Emit the data below verbatim, stripping out any pictures.

------

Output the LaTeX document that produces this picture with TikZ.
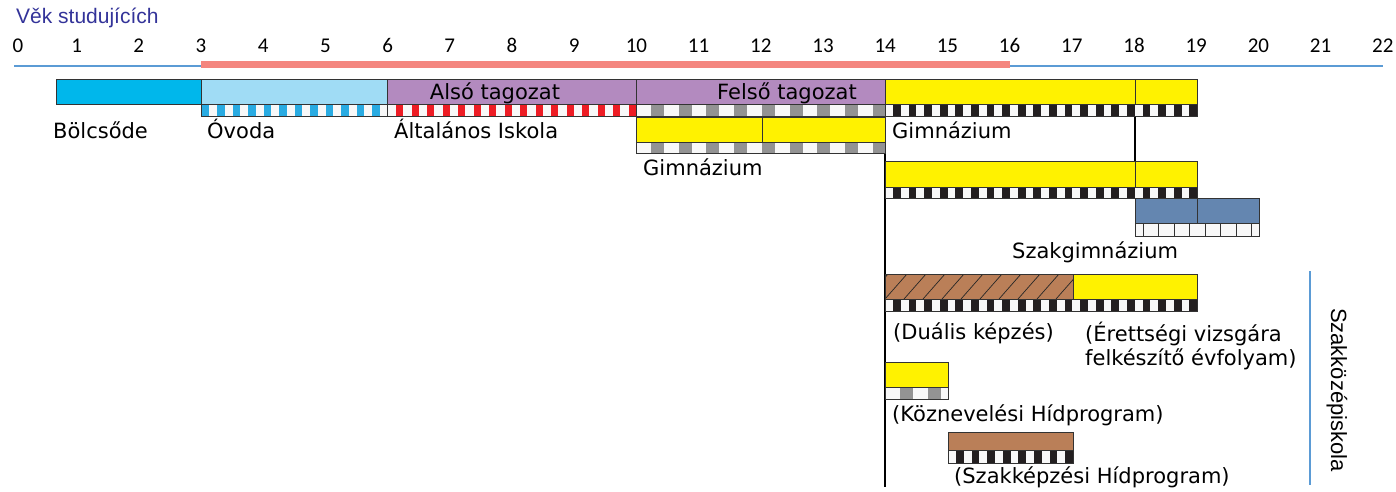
\documentclass[tikz,border=0pt]{standalone}
\usepackage{fontspec}
\setmainfont{DejaVu Sans}
\newfontfamily\numfont{Carlito}
\newfontfamily\arialfont{Liberation Sans}
\definecolor{cyanB}{HTML}{00B7EB}
\definecolor{lightB}{HTML}{A0DCF5}
\definecolor{ovodaS}{HTML}{29ABE2}
\definecolor{purp}{HTML}{B38ABF}
\definecolor{redS}{HTML}{ED1C24}
\definecolor{grayS}{HTML}{939393}
\definecolor{yel}{HTML}{FFF200}
\definecolor{blk}{HTML}{231F20}
\definecolor{steel}{HTML}{6486B0}
\definecolor{brown}{HTML}{BA7F58}
\definecolor{axisB}{HTML}{5B9BD5}
\definecolor{salmon}{HTML}{F4867F}
\definecolor{titleC}{HTML}{333399}
\definecolor{stripW}{HTML}{F8F8F8}
\tikzset{
  bord/.style={draw=black!80, line width=0.9pt},
  lbl/.style={inner sep=0pt, anchor=base west, font=\fontsize{21}{24}\selectfont},
  inlbl/.style={inner sep=0pt, anchor=base, font=\fontsize{21}{24}\selectfont},
  tick/.style={inner sep=0pt, anchor=base, font=\numfont\fontsize{21}{24}\selectfont},
  vline/.style={draw=black, line width=1.1pt},
}
% #1 x0, #2 x1, #3 ytop, #4 ybot, #5 colour, #6 period, #7 offset, #8 width
\newcommand{\mystripe}[8]{%
  \begin{scope}
    \clip (#1,#3) rectangle (#2,#4);
    \fill[stripW] (#1,#3) rectangle (#2,#4);
    \foreach \k in {0,...,40}{\fill[#5] ({#1+#7+\k*#6},#3) rectangle ++(#8,{#4-#3});}
  \end{scope}
  \draw[bord] (#1,#3) rectangle (#2,#4);
}
\newcommand{\mybar}[5]{\fill[#5] (#1,#3) rectangle (#2,#4); \draw[bord] (#1,#3) rectangle (#2,#4);}
\begin{document}
\begin{tikzpicture}[x=1pt,y=-1pt]
\useasboundingbox (0,0) rectangle (1396,491);
% title
\node[inner sep=0pt, anchor=base west, text=titleC, font=\arialfont\fontsize{21}{24}\selectfont] (title) at (16,23) {Věk studujících};
% ticks
\node[tick] (t0) at (18,52) {0};
\foreach \n in {1,...,22}{\node[tick] (t\n) at ({14.4+62.2*\n},52) {\n};}
% axis
\coordinate (axL) at (14,66);
\coordinate (axR) at (1383,66);
\draw[axisB, line width=1.6pt] (axL) -- (axR);
\coordinate (redL) at (201,64);
\coordinate (redR) at (1010,64);
\draw[salmon, line width=7pt] (redL) -- (redR);

% vertical connectors
\coordinate (v14a) at (885,116);
\coordinate (v14b) at (885,487);
\coordinate (v18a) at (1135,116);
\coordinate (v18b) at (1135,161);
\draw[vline] (v14a) -- (v14b);
\draw[vline] (v18a) -- (v18b);

% Row 1
\mybar{56}{201}{79}{104}{cyanB}
\mybar{201}{387}{79}{104}{lightB}
\mystripe{201}{387}{104}{116}{ovodaS}{15.5}{0.7}{7.3}
\mybar{387}{636}{79}{104}{purp}
\mystripe{387}{636}{104}{116}{redS}{15.5}{9}{7}
\mybar{636}{885}{79}{104}{purp}
\mystripe{636}{885}{104}{116}{grayS}{27.7}{15}{13}
\mybar{885}{1135}{79}{104}{yel}
\mybar{1135}{1197}{79}{104}{yel}
\mystripe{885}{1197}{104}{116}{blk}{15.6}{8}{7.8}
\node[inlbl] (also) at (495,99) {Alsó tagozat};
\node[inlbl] (felso) at (787,99) {Felső tagozat};
\node[lbl] (bolcs) at (53,138) {Bölcsőde};
\node[lbl] (ovoda) at (207,138) {Óvoda};
\node[lbl] (altal) at (394,138) {Általános Iskola};
\node[lbl] (gim1) at (892,138) {Gimnázium};

% Row 2
\mybar{636}{762}{117}{142}{yel}
\mybar{762}{885}{117}{142}{yel}
\mystripe{636}{885}{142}{153}{grayS}{27.7}{15}{13}
\node[lbl] (gim2) at (643,175) {Gimnázium};

% Row 3
\mybar{885}{1135}{161}{187}{yel}
\mybar{1135}{1197}{161}{187}{yel}
\mystripe{885}{1197}{187}{198}{blk}{15.6}{8}{7.8}

% Row 4
\mybar{1135}{1197}{198}{223}{steel}
\mybar{1197}{1259}{198}{223}{steel}
\fill[stripW] (1135,223) rectangle (1259,236);
\foreach \k in {0,...,7}{\draw[bord] ({1143+\k*15.5},223) -- ({1143+\k*15.5},236);}
\draw[bord] (1135,223) rectangle (1259,236);
\node[lbl] (szg) at (1012,258) {Szakgimnázium};

% Row 5
\fill[brown] (885,274) rectangle (1073,299);
\begin{scope}
  \clip (885,274) rectangle (1073,299);
  \foreach \k in {-2,...,10}{\draw[black!85, line width=0.7pt] ({885+\k*19},299) -- ++(22,-25);}
\end{scope}
\draw[bord] (885,274) rectangle (1073,299);
\mybar{1073}{1197}{274}{299}{yel}
\mystripe{885}{1197}{299}{311}{blk}{15.6}{8}{7.8}
\node[lbl] (dual) at (893,339) {(Duális képzés)};
\node[lbl, align=left, anchor=north west] (eret) at (1085,322) {(Érettségi vizsgára\\felkészítő évfolyam)};

% Row 6
\mybar{885}{948}{362}{387}{yel}
\mystripe{885}{948}{387}{399}{grayS}{27.7}{15}{13}
\node[lbl] (kozn) at (892,421) {(Köznevelési Hídprogram)};

% Row 7
\mybar{948}{1073}{432}{450}{brown}
\mystripe{948}{1073}{450}{463}{blk}{15.6}{8}{7.8}
\node[lbl] (szakk) at (954,483) {(Szakképzési Hídprogram)};

% Szakközépiskola
\coordinate (bl1) at (1310,271);
\coordinate (bl2) at (1310,485);
\draw[axisB, line width=2.2pt] (bl1) -- (bl2);
\node[inner sep=0pt, rotate=-90, font=\arialfont\fontsize{22}{24}\selectfont] (szk) at (1337,390) {Szakközépiskola};
\end{tikzpicture}
\end{document}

------

**TASK ANSWER**
Output the LaTeX document that produces this picture with TikZ.
\documentclass[tikz,border=0pt]{standalone}
\usepackage{fontspec}
\setmainfont{DejaVu Sans}
\newfontfamily\numfont{Carlito}
\newfontfamily\arialfont{Liberation Sans}
\definecolor{cyanB}{HTML}{00B7EB}
\definecolor{lightB}{HTML}{A0DCF5}
\definecolor{ovodaS}{HTML}{29ABE2}
\definecolor{purp}{HTML}{B38ABF}
\definecolor{redS}{HTML}{ED1C24}
\definecolor{grayS}{HTML}{939393}
\definecolor{yel}{HTML}{FFF200}
\definecolor{blk}{HTML}{231F20}
\definecolor{steel}{HTML}{6486B0}
\definecolor{brown}{HTML}{BA7F58}
\definecolor{axisB}{HTML}{5B9BD5}
\definecolor{salmon}{HTML}{F4867F}
\definecolor{titleC}{HTML}{333399}
\definecolor{stripW}{HTML}{F8F8F8}
\tikzset{
  bord/.style={draw=black!80, line width=0.9pt},
  lbl/.style={inner sep=0pt, anchor=base west, font=\fontsize{21}{24}\selectfont},
  inlbl/.style={inner sep=0pt, anchor=base, font=\fontsize{21}{24}\selectfont},
  tick/.style={inner sep=0pt, anchor=base, font=\numfont\fontsize{21}{24}\selectfont},
  vline/.style={draw=black, line width=1.1pt},
}
% #1 x0, #2 x1, #3 ytop, #4 ybot, #5 colour, #6 period, #7 offset, #8 width
\newcommand{\mystripe}[8]{%
  \begin{scope}
    \clip (#1,#3) rectangle (#2,#4);
    \fill[stripW] (#1,#3) rectangle (#2,#4);
    \foreach \k in {0,...,40}{\fill[#5] ({#1+#7+\k*#6},#3) rectangle ++(#8,{#4-#3});}
  \end{scope}
  \draw[bord] (#1,#3) rectangle (#2,#4);
}
\newcommand{\mybar}[5]{\fill[#5] (#1,#3) rectangle (#2,#4); \draw[bord] (#1,#3) rectangle (#2,#4);}
\begin{document}
\begin{tikzpicture}[x=1pt,y=-1pt]
\useasboundingbox (0,0) rectangle (1396,491);
% title
\node[inner sep=0pt, anchor=base west, text=titleC, font=\arialfont\fontsize{21}{24}\selectfont] (title) at (16,23) {Věk studujících};
% ticks
\node[tick] (t0) at (18,52) {0};
\foreach \n in {1,...,22}{\node[tick] (t\n) at ({14.4+62.2*\n},52) {\n};}
% axis
\coordinate (axL) at (14,66);
\coordinate (axR) at (1383,66);
\draw[axisB, line width=1.6pt] (axL) -- (axR);
\coordinate (redL) at (201,64);
\coordinate (redR) at (1010,64);
\draw[salmon, line width=7pt] (redL) -- (redR);

% vertical connectors
\coordinate (v14a) at (885,116);
\coordinate (v14b) at (885,487);
\coordinate (v18a) at (1135,116);
\coordinate (v18b) at (1135,161);
\draw[vline] (v14a) -- (v14b);
\draw[vline] (v18a) -- (v18b);

% Row 1
\mybar{56}{201}{79}{104}{cyanB}
\mybar{201}{387}{79}{104}{lightB}
\mystripe{201}{387}{104}{116}{ovodaS}{15.5}{0.7}{7.3}
\mybar{387}{636}{79}{104}{purp}
\mystripe{387}{636}{104}{116}{redS}{15.5}{9}{7}
\mybar{636}{885}{79}{104}{purp}
\mystripe{636}{885}{104}{116}{grayS}{27.7}{15}{13}
\mybar{885}{1135}{79}{104}{yel}
\mybar{1135}{1197}{79}{104}{yel}
\mystripe{885}{1197}{104}{116}{blk}{15.6}{8}{7.8}
\node[inlbl] (also) at (495,99) {Alsó tagozat};
\node[inlbl] (felso) at (787,99) {Felső tagozat};
\node[lbl] (bolcs) at (53,138) {Bölcsőde};
\node[lbl] (ovoda) at (207,138) {Óvoda};
\node[lbl] (altal) at (394,138) {Általános Iskola};
\node[lbl] (gim1) at (892,138) {Gimnázium};

% Row 2
\mybar{636}{762}{117}{142}{yel}
\mybar{762}{885}{117}{142}{yel}
\mystripe{636}{885}{142}{153}{grayS}{27.7}{15}{13}
\node[lbl] (gim2) at (643,175) {Gimnázium};

% Row 3
\mybar{885}{1135}{161}{187}{yel}
\mybar{1135}{1197}{161}{187}{yel}
\mystripe{885}{1197}{187}{198}{blk}{15.6}{8}{7.8}

% Row 4
\mybar{1135}{1197}{198}{223}{steel}
\mybar{1197}{1259}{198}{223}{steel}
\fill[stripW] (1135,223) rectangle (1259,236);
\foreach \k in {0,...,7}{\draw[bord] ({1143+\k*15.5},223) -- ({1143+\k*15.5},236);}
\draw[bord] (1135,223) rectangle (1259,236);
\node[lbl] (szg) at (1012,258) {Szakgimnázium};

% Row 5
\fill[brown] (885,274) rectangle (1073,299);
\begin{scope}
  \clip (885,274) rectangle (1073,299);
  \foreach \k in {-2,...,10}{\draw[black!85, line width=0.7pt] ({885+\k*19},299) -- ++(22,-25);}
\end{scope}
\draw[bord] (885,274) rectangle (1073,299);
\mybar{1073}{1197}{274}{299}{yel}
\mystripe{885}{1197}{299}{311}{blk}{15.6}{8}{7.8}
\node[lbl] (dual) at (893,339) {(Duális képzés)};
\node[lbl, align=left, anchor=north west] (eret) at (1085,322) {(Érettségi vizsgára\\felkészítő évfolyam)};

% Row 6
\mybar{885}{948}{362}{387}{yel}
\mystripe{885}{948}{387}{399}{grayS}{27.7}{15}{13}
\node[lbl] (kozn) at (892,421) {(Köznevelési Hídprogram)};

% Row 7
\mybar{948}{1073}{432}{450}{brown}
\mystripe{948}{1073}{450}{463}{blk}{15.6}{8}{7.8}
\node[lbl] (szakk) at (954,483) {(Szakképzési Hídprogram)};

% Szakközépiskola
\coordinate (bl1) at (1310,271);
\coordinate (bl2) at (1310,485);
\draw[axisB, line width=2.2pt] (bl1) -- (bl2);
\node[inner sep=0pt, rotate=-90, font=\arialfont\fontsize{22}{24}\selectfont] (szk) at (1337,390) {Szakközépiskola};
\end{tikzpicture}
\end{document}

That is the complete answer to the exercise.